Few-shot Named Entity Recognition via Superposition Concept Discrimination

Jiawei Chen,Hongyu Lin,Xianpei Han,Yaojie Lu,Shanshan Jiang,Bin Dong,Le Sun
2024-03-25
Abstract:Few-shot NER aims to identify entities of target types with only limited number of illustrative instances. Unfortunately, few-shot NER is severely challenged by the intrinsic precise generalization problem, i.e., it is hard to accurately determine the desired target type due to the ambiguity stemming from information deficiency. In this paper, we propose Superposition Concept Discriminator (SuperCD), which resolves the above challenge via an active learning paradigm. Specifically, a concept extractor is first introduced to identify superposition concepts from illustrative instances, with each concept corresponding to a possible generalization boundary. Then a superposition instance retriever is applied to retrieve corresponding instances of these superposition concepts from large-scale text corpus. Finally, annotators are asked to annotate the retrieved instances and these annotated instances together with original illustrative instances are used to learn FS-NER models. To this end, we learn a universal concept extractor and superposition instance retriever using a large-scale openly available knowledge bases.

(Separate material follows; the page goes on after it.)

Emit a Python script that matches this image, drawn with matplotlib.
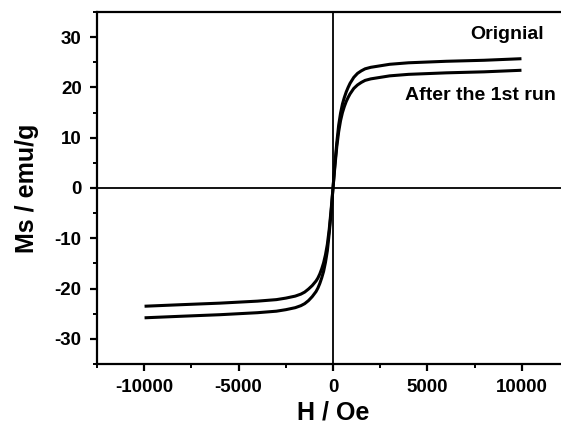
import numpy as np
import matplotlib.pyplot as plt
from matplotlib.ticker import MultipleLocator

plt.rcParams['font.family'] = ['Liberation Sans', 'DejaVu Sans']
plt.rcParams['font.weight'] = 'bold'
plt.rcParams['axes.unicode_minus'] = False

# 磁场 (Oe)
H = [-9900, -8000, -6000, -4000, -3000, -2500, -2000, -1700, -1500, -1300, -1100, -900, -800,
     -700, -600, -500, -400, -300, -200, -100,
     0, 100, 200, 300, 400, 500, 600, 700, 800, 900, 1100, 1300, 1500, 1700, 2000, 2500,
     3000, 4000, 6000, 8000, 9900]
# 原始样品
M_orig = [-25.8, -25.5, -25.2, -24.8, -24.5, -24.2, -23.8, -23.4, -23.0, -22.4, -21.6, -20.6, -19.9,
          -19.0, -17.9, -16.6, -14.8, -12.5, -9.0, -4.8,
          0.0, 4.8, 9.0, 12.5, 14.9, 16.7, 18.0, 19.1, 20.0, 20.8, 22.0, 22.8, 23.3, 23.7, 24.0, 24.3,
          24.6, 24.9, 25.2, 25.4, 25.7]
# 第一次循环后
M_run1 = [-23.5, -23.2, -22.9, -22.5, -22.2, -21.9, -21.5, -21.1, -20.7, -20.1, -19.4, -18.5, -17.9,
          -17.1, -16.1, -14.9, -13.3, -11.2, -8.2, -4.3,
          0.0, 4.3, 8.2, 11.2, 13.4, 15.0, 16.2, 17.2, 18.0, 18.7, 19.8, 20.5, 21.0, 21.4, 21.7, 22.0,
          22.3, 22.6, 22.9, 23.1, 23.4]

fig = plt.figure(figsize=(5.61, 4.30), dpi=100)
ax = fig.add_axes([0.1729, 0.1535, 0.8414, 0.8186])

ax.plot(H, M_orig, color='black', lw=2.2, solid_joinstyle='round')
ax.plot(H, M_run1, color='black', lw=2.2, solid_joinstyle='round')

# 零线
ax.axhline(0, color='black', lw=1.3, zorder=1)
ax.axvline(0, color='black', lw=1.3, zorder=1)

ax.set_xlim(-12500, 12500)
ax.set_ylim(-35, 35)
ax.xaxis.set_major_locator(MultipleLocator(5000))
ax.xaxis.set_minor_locator(MultipleLocator(2500))
ax.yaxis.set_major_locator(MultipleLocator(10))
ax.yaxis.set_minor_locator(MultipleLocator(5))

for s in ax.spines.values():
    s.set_linewidth(1.6)
ax.tick_params(which='major', direction='out', length=5, width=1.6, labelsize=13.5, pad=6)
ax.tick_params(which='minor', direction='out', length=3, width=1.4)
for lab in ax.get_xticklabels() + ax.get_yticklabels():
    lab.set_fontweight('bold')

ax.set_xlabel('H / Oe', fontsize=18, fontweight='bold', labelpad=3)
ax.set_ylabel('Ms / emu/g', fontsize=18, fontweight='bold', labelpad=11)

ax.text(7250, 30.5, 'Orignial', fontsize=14, fontweight='bold', va='center')
ax.text(3800, 18.4, 'After the 1st run', fontsize=14, fontweight='bold', va='center')

fig.savefig('out.png', dpi=100)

Experiments show that SuperCD can effectively identify superposition concepts from illustrative instances, retrieve superposition instances from large-scale corpus, and significantly improve the few-shot NER performance with minimal additional efforts.
Computer Science
What problem does this paper attempt to address?

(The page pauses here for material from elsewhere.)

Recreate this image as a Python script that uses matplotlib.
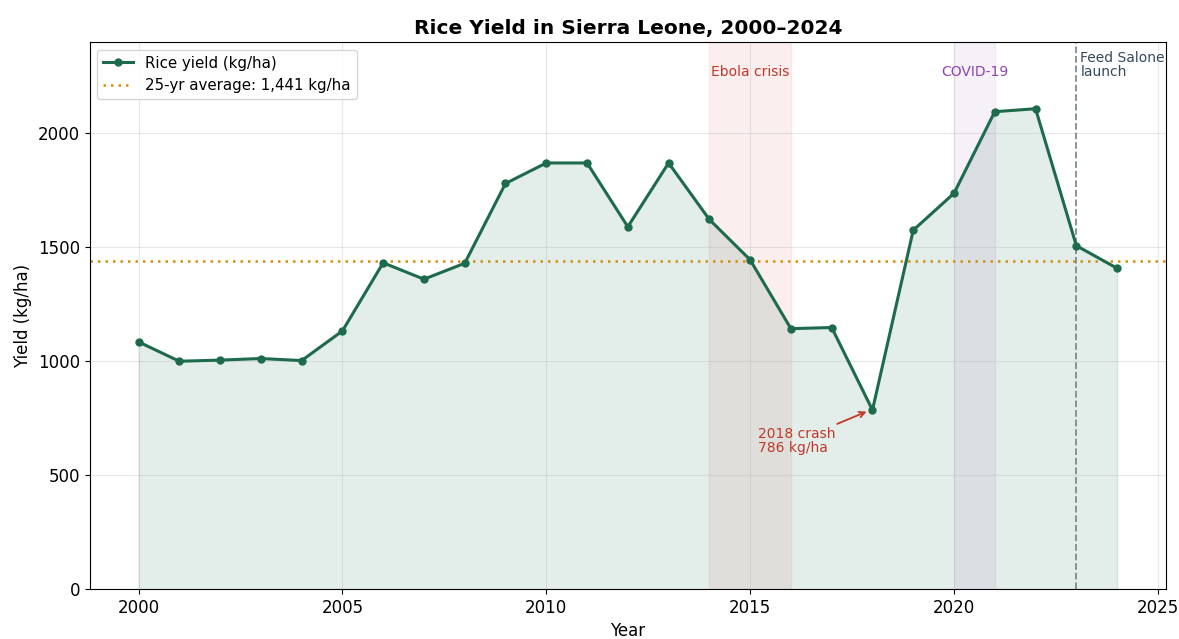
import matplotlib
matplotlib.use("Agg")
import matplotlib.pyplot as plt

years = list(range(2000, 2025))
yield_kg = [1085, 1000, 1005, 1012, 1003, 1133, 1432, 1360, 1430, 1780,
            1870, 1870, 1590, 1870, 1622, 1445, 1143, 1148, 786, 1575,
            1737, 2095, 2108, 1507, 1408]
avg = sum(yield_kg) / len(yield_kg)

fig = plt.figure(figsize=(11.79, 6.39), dpi=100)
ax = fig.add_axes([0.076, 0.078, 0.913, 0.856])

green = "#1d6b4c"
ax.fill_between(years, yield_kg, 0, color=green, alpha=0.12, zorder=1)
ax.plot(years, yield_kg, color=green, lw=2.2, marker="o", ms=5, zorder=3,
        label="Rice yield (kg/ha)")
ax.axhline(avg, color="#d4900a", lw=1.8, ls=(0, (1, 2)), zorder=2,
           label=f"25-yr average: {avg:,.0f} kg/ha")

ax.axvspan(2014, 2016, color="#c0392b", alpha=0.08, zorder=0)
ax.axvspan(2020, 2021, color="#8e44ad", alpha=0.08, zorder=0)
ax.axvline(2023, color="#7f8c8d", ls="--", lw=1.3, zorder=2)

ax.text(2015, 2270, "Ebola crisis", color="#c0392b", ha="center", va="center", fontsize=10)
ax.text(2020.5, 2270, "COVID-19", color="#8e44ad", ha="center", va="center", fontsize=10)
ax.text(2023.1, 2360, "Feed Salone\nlaunch", color="#34495e", ha="left", va="top",
        fontsize=10, linespacing=0.95)

ax.annotate("2018 crash\n786 kg/ha", xy=(2017.95, 786), xytext=(2015.2, 590),
            color="#c0392b", fontsize=10, ha="left", va="bottom", linespacing=1.0,
            arrowprops=dict(arrowstyle="->", color="#c0392b", lw=1.3,
                            shrinkA=0, shrinkB=3))

ax.set_xlim(1998.8, 2025.2)
ax.set_ylim(0, 2400)
ax.set_xticks([2000, 2005, 2010, 2015, 2020, 2025])
ax.set_yticks([0, 500, 1000, 1500, 2000])
ax.tick_params(labelsize=12)
ax.grid(True, alpha=0.3, zorder=0)
ax.set_xlabel("Year", fontsize=12)
ax.set_ylabel("Yield (kg/ha)", fontsize=12)
ax.set_title("Rice Yield in Sierra Leone, 2000\u20132024", fontsize=14.5, fontweight="bold")
ax.legend(loc="upper left", fontsize=10.8)

fig.savefig("out.png", dpi=100)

This paper focuses on the problem of precise generalization in few-shot Named Entity Recognition (NER). In few-shot NER tasks, the goal is to identify specific entity types in text with limited examples. However, due to ambiguity caused by insufficient information, it is difficult to accurately determine the target types, resulting in the problems of over-generalization or under-generalization. The paper proposes a method called "Superposition Concept Discriminator" (SuperCD) to address this issue through an active learning paradigm. Firstly, a concept extractor identifies superposition concepts from example instances, with each concept corresponding to possible generalization boundaries. Then, a superposition instance retriever retrieves instances of these superposition concepts from a large-scale text corpus. Finally, annotators label the retrieved instances, and the Few-shot NER model is trained by combining the annotated instances with the original example instances. SuperCD learns universal concept extractors and superposition instance retrievers on a large knowledge base, and demonstrates its effectiveness on five different few-shot NER benchmark datasets, significantly improving performance while reducing additional annotation efforts. In conclusion, this paper identifies the challenge of precise generalization in few-shot NER and proposes a new approach to enhance the model's generalization ability by identifying and exploiting superposition concepts.